##### MATERIAL #####

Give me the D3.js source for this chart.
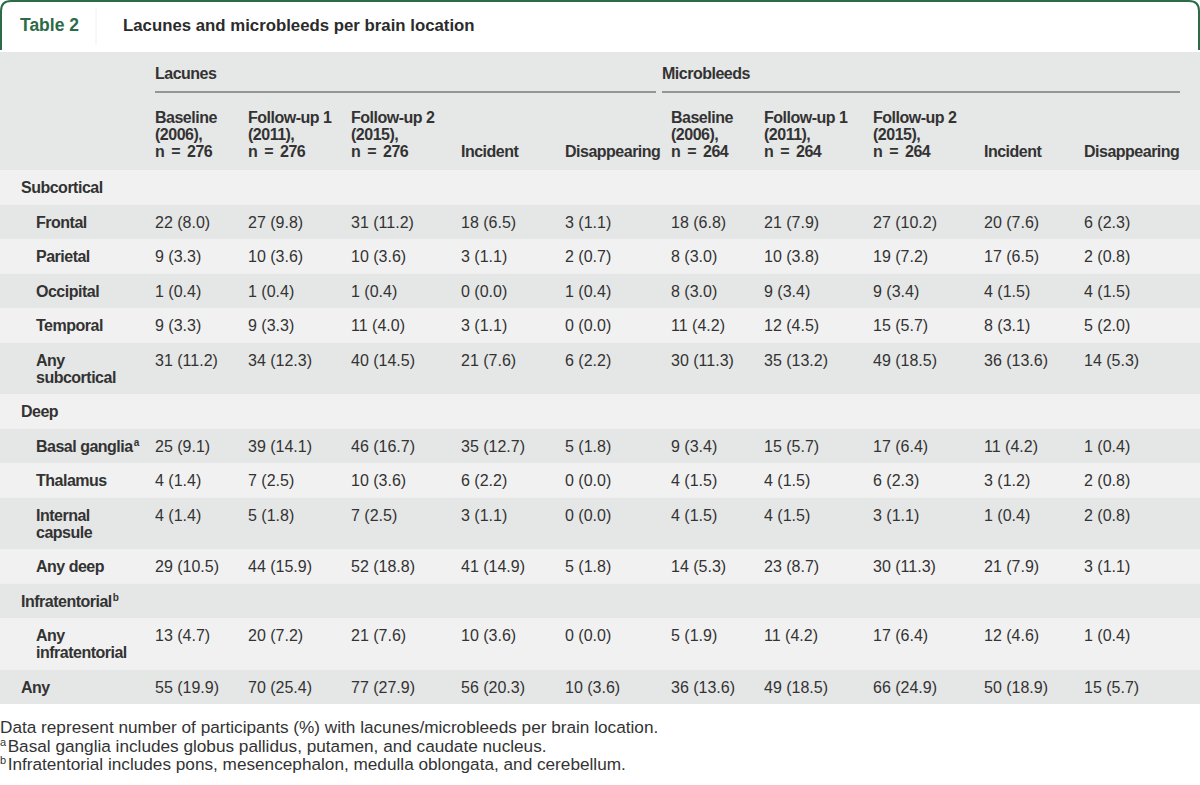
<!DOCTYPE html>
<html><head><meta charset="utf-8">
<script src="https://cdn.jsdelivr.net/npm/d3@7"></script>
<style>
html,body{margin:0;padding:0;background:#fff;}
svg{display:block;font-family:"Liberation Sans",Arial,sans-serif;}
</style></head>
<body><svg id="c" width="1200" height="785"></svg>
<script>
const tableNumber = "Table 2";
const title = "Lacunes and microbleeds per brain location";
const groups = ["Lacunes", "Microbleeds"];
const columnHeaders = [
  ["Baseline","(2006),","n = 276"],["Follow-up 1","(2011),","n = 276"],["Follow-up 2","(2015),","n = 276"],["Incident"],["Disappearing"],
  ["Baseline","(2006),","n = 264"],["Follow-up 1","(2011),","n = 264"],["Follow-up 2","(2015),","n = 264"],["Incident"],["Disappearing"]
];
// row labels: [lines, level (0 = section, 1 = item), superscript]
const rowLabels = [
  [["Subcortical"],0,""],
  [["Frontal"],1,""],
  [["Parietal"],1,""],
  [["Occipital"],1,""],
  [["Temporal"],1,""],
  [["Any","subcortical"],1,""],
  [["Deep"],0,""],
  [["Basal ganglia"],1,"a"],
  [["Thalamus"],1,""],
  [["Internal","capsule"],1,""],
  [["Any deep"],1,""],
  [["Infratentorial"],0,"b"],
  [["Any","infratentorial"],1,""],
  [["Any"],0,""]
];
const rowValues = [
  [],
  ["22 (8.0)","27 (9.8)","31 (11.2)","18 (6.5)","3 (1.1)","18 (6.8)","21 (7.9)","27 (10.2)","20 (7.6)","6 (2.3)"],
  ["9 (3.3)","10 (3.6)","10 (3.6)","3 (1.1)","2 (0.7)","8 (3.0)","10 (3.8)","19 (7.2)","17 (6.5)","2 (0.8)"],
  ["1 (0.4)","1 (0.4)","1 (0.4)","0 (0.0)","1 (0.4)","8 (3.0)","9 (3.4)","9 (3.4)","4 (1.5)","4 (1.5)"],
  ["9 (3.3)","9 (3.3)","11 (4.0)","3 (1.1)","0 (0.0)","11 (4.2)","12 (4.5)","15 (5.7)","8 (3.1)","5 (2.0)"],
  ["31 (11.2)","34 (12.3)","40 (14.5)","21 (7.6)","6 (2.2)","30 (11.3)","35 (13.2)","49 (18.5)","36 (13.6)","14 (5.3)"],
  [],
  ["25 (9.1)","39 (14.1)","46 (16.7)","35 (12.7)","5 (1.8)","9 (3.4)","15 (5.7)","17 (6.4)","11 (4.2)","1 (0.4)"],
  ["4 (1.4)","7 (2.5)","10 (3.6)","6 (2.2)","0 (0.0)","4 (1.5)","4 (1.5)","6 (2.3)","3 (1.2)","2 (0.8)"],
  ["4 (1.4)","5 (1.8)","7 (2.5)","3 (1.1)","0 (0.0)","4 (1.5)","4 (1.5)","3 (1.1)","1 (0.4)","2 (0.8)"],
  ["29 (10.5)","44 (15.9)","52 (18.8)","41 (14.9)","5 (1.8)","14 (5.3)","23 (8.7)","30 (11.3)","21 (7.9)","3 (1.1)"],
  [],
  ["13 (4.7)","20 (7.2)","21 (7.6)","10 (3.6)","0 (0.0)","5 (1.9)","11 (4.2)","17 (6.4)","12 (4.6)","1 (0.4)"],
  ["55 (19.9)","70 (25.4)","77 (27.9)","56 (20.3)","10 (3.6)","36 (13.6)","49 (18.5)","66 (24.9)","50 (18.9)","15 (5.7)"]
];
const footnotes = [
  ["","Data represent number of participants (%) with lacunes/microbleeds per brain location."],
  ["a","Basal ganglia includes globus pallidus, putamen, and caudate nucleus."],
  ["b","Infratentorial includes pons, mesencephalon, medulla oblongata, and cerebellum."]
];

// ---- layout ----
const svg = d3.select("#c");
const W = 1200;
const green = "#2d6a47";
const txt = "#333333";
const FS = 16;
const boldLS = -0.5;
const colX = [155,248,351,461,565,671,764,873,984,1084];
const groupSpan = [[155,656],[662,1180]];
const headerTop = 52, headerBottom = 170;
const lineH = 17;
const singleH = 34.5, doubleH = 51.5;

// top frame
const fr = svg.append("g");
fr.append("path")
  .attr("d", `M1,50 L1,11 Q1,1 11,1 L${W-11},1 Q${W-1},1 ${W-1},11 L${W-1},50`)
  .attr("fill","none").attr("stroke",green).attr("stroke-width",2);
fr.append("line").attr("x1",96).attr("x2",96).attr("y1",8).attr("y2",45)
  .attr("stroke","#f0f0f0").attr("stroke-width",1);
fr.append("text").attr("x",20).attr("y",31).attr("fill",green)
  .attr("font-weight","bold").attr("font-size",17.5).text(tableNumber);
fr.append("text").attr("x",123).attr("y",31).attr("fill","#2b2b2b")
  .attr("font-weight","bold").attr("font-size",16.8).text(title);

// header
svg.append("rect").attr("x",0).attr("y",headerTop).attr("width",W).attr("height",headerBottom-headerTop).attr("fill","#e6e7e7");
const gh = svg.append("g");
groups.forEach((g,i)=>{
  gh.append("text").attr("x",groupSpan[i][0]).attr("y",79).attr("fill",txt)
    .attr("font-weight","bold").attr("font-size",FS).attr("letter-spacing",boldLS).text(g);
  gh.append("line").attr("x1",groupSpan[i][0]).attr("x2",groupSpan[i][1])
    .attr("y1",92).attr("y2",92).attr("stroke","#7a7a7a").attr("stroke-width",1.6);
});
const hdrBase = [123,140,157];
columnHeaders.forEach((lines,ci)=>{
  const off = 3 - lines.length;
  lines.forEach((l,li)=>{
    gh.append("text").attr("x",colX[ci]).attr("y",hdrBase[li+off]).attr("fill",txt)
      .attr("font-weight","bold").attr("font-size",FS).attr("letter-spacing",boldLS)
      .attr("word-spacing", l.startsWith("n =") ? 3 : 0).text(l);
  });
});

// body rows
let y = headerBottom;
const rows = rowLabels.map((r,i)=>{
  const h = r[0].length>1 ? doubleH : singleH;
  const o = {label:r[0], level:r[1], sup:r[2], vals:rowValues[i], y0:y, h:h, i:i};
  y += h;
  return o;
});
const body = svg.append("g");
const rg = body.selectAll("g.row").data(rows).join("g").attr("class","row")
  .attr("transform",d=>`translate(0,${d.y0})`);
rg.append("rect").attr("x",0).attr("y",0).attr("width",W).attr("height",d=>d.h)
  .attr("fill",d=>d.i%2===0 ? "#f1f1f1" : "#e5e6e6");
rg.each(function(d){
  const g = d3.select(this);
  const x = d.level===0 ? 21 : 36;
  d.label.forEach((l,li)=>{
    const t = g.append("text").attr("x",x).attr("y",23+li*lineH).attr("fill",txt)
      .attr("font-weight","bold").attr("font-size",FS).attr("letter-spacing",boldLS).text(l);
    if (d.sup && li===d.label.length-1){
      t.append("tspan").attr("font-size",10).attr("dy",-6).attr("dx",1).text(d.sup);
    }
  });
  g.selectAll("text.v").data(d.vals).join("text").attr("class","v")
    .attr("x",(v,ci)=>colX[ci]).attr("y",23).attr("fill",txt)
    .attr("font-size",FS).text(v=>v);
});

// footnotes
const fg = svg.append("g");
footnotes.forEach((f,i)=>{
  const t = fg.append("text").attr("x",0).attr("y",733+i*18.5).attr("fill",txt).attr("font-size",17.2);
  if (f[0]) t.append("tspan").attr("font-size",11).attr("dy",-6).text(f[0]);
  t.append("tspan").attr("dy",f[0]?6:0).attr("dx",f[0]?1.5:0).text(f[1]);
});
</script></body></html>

#####

Your task is to repeat the data above exactly while excluding the pictures.

Give me the D3.js source for this chart.
<!DOCTYPE html>
<html><head><meta charset="utf-8">
<script src="https://cdn.jsdelivr.net/npm/d3@7"></script>
<style>
html,body{margin:0;padding:0;background:#fff;}
svg{display:block;font-family:"Liberation Sans",Arial,sans-serif;}
</style></head>
<body><svg id="c" width="1200" height="785"></svg>
<script>
const tableNumber = "Table 2";
const title = "Lacunes and microbleeds per brain location";
const groups = ["Lacunes", "Microbleeds"];
const columnHeaders = [
  ["Baseline","(2006),","n = 276"],["Follow-up 1","(2011),","n = 276"],["Follow-up 2","(2015),","n = 276"],["Incident"],["Disappearing"],
  ["Baseline","(2006),","n = 264"],["Follow-up 1","(2011),","n = 264"],["Follow-up 2","(2015),","n = 264"],["Incident"],["Disappearing"]
];
// row labels: [lines, level (0 = section, 1 = item), superscript]
const rowLabels = [
  [["Subcortical"],0,""],
  [["Frontal"],1,""],
  [["Parietal"],1,""],
  [["Occipital"],1,""],
  [["Temporal"],1,""],
  [["Any","subcortical"],1,""],
  [["Deep"],0,""],
  [["Basal ganglia"],1,"a"],
  [["Thalamus"],1,""],
  [["Internal","capsule"],1,""],
  [["Any deep"],1,""],
  [["Infratentorial"],0,"b"],
  [["Any","infratentorial"],1,""],
  [["Any"],0,""]
];
const rowValues = [
  [],
  ["22 (8.0)","27 (9.8)","31 (11.2)","18 (6.5)","3 (1.1)","18 (6.8)","21 (7.9)","27 (10.2)","20 (7.6)","6 (2.3)"],
  ["9 (3.3)","10 (3.6)","10 (3.6)","3 (1.1)","2 (0.7)","8 (3.0)","10 (3.8)","19 (7.2)","17 (6.5)","2 (0.8)"],
  ["1 (0.4)","1 (0.4)","1 (0.4)","0 (0.0)","1 (0.4)","8 (3.0)","9 (3.4)","9 (3.4)","4 (1.5)","4 (1.5)"],
  ["9 (3.3)","9 (3.3)","11 (4.0)","3 (1.1)","0 (0.0)","11 (4.2)","12 (4.5)","15 (5.7)","8 (3.1)","5 (2.0)"],
  ["31 (11.2)","34 (12.3)","40 (14.5)","21 (7.6)","6 (2.2)","30 (11.3)","35 (13.2)","49 (18.5)","36 (13.6)","14 (5.3)"],
  [],
  ["25 (9.1)","39 (14.1)","46 (16.7)","35 (12.7)","5 (1.8)","9 (3.4)","15 (5.7)","17 (6.4)","11 (4.2)","1 (0.4)"],
  ["4 (1.4)","7 (2.5)","10 (3.6)","6 (2.2)","0 (0.0)","4 (1.5)","4 (1.5)","6 (2.3)","3 (1.2)","2 (0.8)"],
  ["4 (1.4)","5 (1.8)","7 (2.5)","3 (1.1)","0 (0.0)","4 (1.5)","4 (1.5)","3 (1.1)","1 (0.4)","2 (0.8)"],
  ["29 (10.5)","44 (15.9)","52 (18.8)","41 (14.9)","5 (1.8)","14 (5.3)","23 (8.7)","30 (11.3)","21 (7.9)","3 (1.1)"],
  [],
  ["13 (4.7)","20 (7.2)","21 (7.6)","10 (3.6)","0 (0.0)","5 (1.9)","11 (4.2)","17 (6.4)","12 (4.6)","1 (0.4)"],
  ["55 (19.9)","70 (25.4)","77 (27.9)","56 (20.3)","10 (3.6)","36 (13.6)","49 (18.5)","66 (24.9)","50 (18.9)","15 (5.7)"]
];
const footnotes = [
  ["","Data represent number of participants (%) with lacunes/microbleeds per brain location."],
  ["a","Basal ganglia includes globus pallidus, putamen, and caudate nucleus."],
  ["b","Infratentorial includes pons, mesencephalon, medulla oblongata, and cerebellum."]
];

// ---- layout ----
const svg = d3.select("#c");
const W = 1200;
const green = "#2d6a47";
const txt = "#333333";
const FS = 16;
const boldLS = -0.5;
const colX = [155,248,351,461,565,671,764,873,984,1084];
const groupSpan = [[155,656],[662,1180]];
const headerTop = 52, headerBottom = 170;
const lineH = 17;
const singleH = 34.5, doubleH = 51.5;

// top frame
const fr = svg.append("g");
fr.append("path")
  .attr("d", `M1,50 L1,11 Q1,1 11,1 L${W-11},1 Q${W-1},1 ${W-1},11 L${W-1},50`)
  .attr("fill","none").attr("stroke",green).attr("stroke-width",2);
fr.append("line").attr("x1",96).attr("x2",96).attr("y1",8).attr("y2",45)
  .attr("stroke","#f0f0f0").attr("stroke-width",1);
fr.append("text").attr("x",20).attr("y",31).attr("fill",green)
  .attr("font-weight","bold").attr("font-size",17.5).text(tableNumber);
fr.append("text").attr("x",123).attr("y",31).attr("fill","#2b2b2b")
  .attr("font-weight","bold").attr("font-size",16.8).text(title);

// header
svg.append("rect").attr("x",0).attr("y",headerTop).attr("width",W).attr("height",headerBottom-headerTop).attr("fill","#e6e7e7");
const gh = svg.append("g");
groups.forEach((g,i)=>{
  gh.append("text").attr("x",groupSpan[i][0]).attr("y",79).attr("fill",txt)
    .attr("font-weight","bold").attr("font-size",FS).attr("letter-spacing",boldLS).text(g);
  gh.append("line").attr("x1",groupSpan[i][0]).attr("x2",groupSpan[i][1])
    .attr("y1",92).attr("y2",92).attr("stroke","#7a7a7a").attr("stroke-width",1.6);
});
const hdrBase = [123,140,157];
columnHeaders.forEach((lines,ci)=>{
  const off = 3 - lines.length;
  lines.forEach((l,li)=>{
    gh.append("text").attr("x",colX[ci]).attr("y",hdrBase[li+off]).attr("fill",txt)
      .attr("font-weight","bold").attr("font-size",FS).attr("letter-spacing",boldLS)
      .attr("word-spacing", l.startsWith("n =") ? 3 : 0).text(l);
  });
});

// body rows
let y = headerBottom;
const rows = rowLabels.map((r,i)=>{
  const h = r[0].length>1 ? doubleH : singleH;
  const o = {label:r[0], level:r[1], sup:r[2], vals:rowValues[i], y0:y, h:h, i:i};
  y += h;
  return o;
});
const body = svg.append("g");
const rg = body.selectAll("g.row").data(rows).join("g").attr("class","row")
  .attr("transform",d=>`translate(0,${d.y0})`);
rg.append("rect").attr("x",0).attr("y",0).attr("width",W).attr("height",d=>d.h)
  .attr("fill",d=>d.i%2===0 ? "#f1f1f1" : "#e5e6e6");
rg.each(function(d){
  const g = d3.select(this);
  const x = d.level===0 ? 21 : 36;
  d.label.forEach((l,li)=>{
    const t = g.append("text").attr("x",x).attr("y",23+li*lineH).attr("fill",txt)
      .attr("font-weight","bold").attr("font-size",FS).attr("letter-spacing",boldLS).text(l);
    if (d.sup && li===d.label.length-1){
      t.append("tspan").attr("font-size",10).attr("dy",-6).attr("dx",1).text(d.sup);
    }
  });
  g.selectAll("text.v").data(d.vals).join("text").attr("class","v")
    .attr("x",(v,ci)=>colX[ci]).attr("y",23).attr("fill",txt)
    .attr("font-size",FS).text(v=>v);
});

// footnotes
const fg = svg.append("g");
footnotes.forEach((f,i)=>{
  const t = fg.append("text").attr("x",0).attr("y",733+i*18.5).attr("fill",txt).attr("font-size",17.2);
  if (f[0]) t.append("tspan").attr("font-size",11).attr("dy",-6).text(f[0]);
  t.append("tspan").attr("dy",f[0]?6:0).attr("dx",f[0]?1.5:0).text(f[1]);
});
</script></body></html>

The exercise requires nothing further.